Here’s a simple benchmark to compare the results of unpacking a datetime2 value.

// Test Data - TDS protocol delivers datetime2 values as two integers:
//   1) the number of days since 0001-01-01, and
//   2) the number of 100-nanosecond "ticks" since the beginning of the current day
Long dateValue = 737240L;        // 2019-07-01
Long timeValue = 432000000000L;  // 12:00:00
//
int loopLimit = 1000;
Long t0 = null;  // loop timer start time

// the old way
t0 = System.nanoTime();
GregorianCalendar cal = new GregorianCalendar(new SimpleTimeZone(0, "UTC"), Locale.US);
java.util.Date foreverAgo = new java.util.Date(Long.MIN_VALUE);
ZoneId utcZone = ZoneId.of("UTC");
for (int i = 0; i < loopLimit; i++) {
    cal.clear();
    cal.setGregorianChange(foreverAgo);  // proleptic
    cal.set(1, 0, 1, 0, 0, 0);  // 0001-01-01
    cal.add(GregorianCalendar.DAY_OF_YEAR, dateValue.intValue());
    cal.add(GregorianCalendar.MILLISECOND, (int) (timeValue / 10000L));
    LocalDateTime theOldWay = LocalDateTime.ofInstant(cal.toInstant(), utcZone);
}
System.out.printf("(old) java.util: %d ms for %d iterations%n", 
        (System.nanoTime() - t0) / 1000000, 
        loopLimit);
// (old) java.util: 279 ms for 1000 iterations

// the new way
t0 = System.nanoTime();
for (int i = 0; i < loopLimit; i++) {
    LocalDateTime theNewWay = java.time.temporal.ChronoUnit.DAYS.addTo(
            java.time.temporal.ChronoUnit.NANOS.addTo(
                    dt2Base, 
                    timeValue * 100L), 
            dateValue);
}
System.out.printf("(new) java.time: %d ms for %d iterations%n", 
        (System.nanoTime() - t0) / 1000000, 
        loopLimit);
// (new) java.time: 23 ms for 1000 iterations

I ran the test several times and the comments showing the console output are representative values from my (very old) test machine.

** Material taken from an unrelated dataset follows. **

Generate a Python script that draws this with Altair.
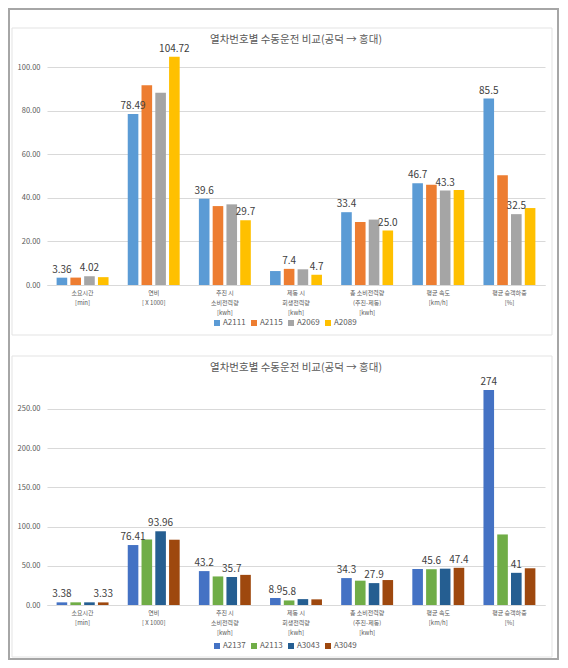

Hi @lavabear, @gordthompson , @cogman , @harawata , Thank you for the suggestions and sorry for the delay, the team is currently busy with the release preparations.

I went through the discussion briefly and wanted to clarify a few things.

  1. Please note that most of the conversions between SQL Server temporal types and JAVA object types are currently handled using GregorianCalendar, both when reading and writing. Are you proposing to completely migrate away from GregorianCalendar to ZonedDateTime/ LocalDateTime or only for LocalDate, LocalDateTime, and LocalTime classes when calling getObject()?
  2. Do the new ZonedDateTime/LocalDateTime APIs provide all the functionality that GregorianCalendar has? Are you aware of any limitations?
  3. Are there benchmarks? Do the new APIs always perform better or there are scenarios where we might have to introduce performance regressions?

To speed up the process, please feel free to create an initial PR or post any other recommendations that we should keep in mind when investigating the proposal.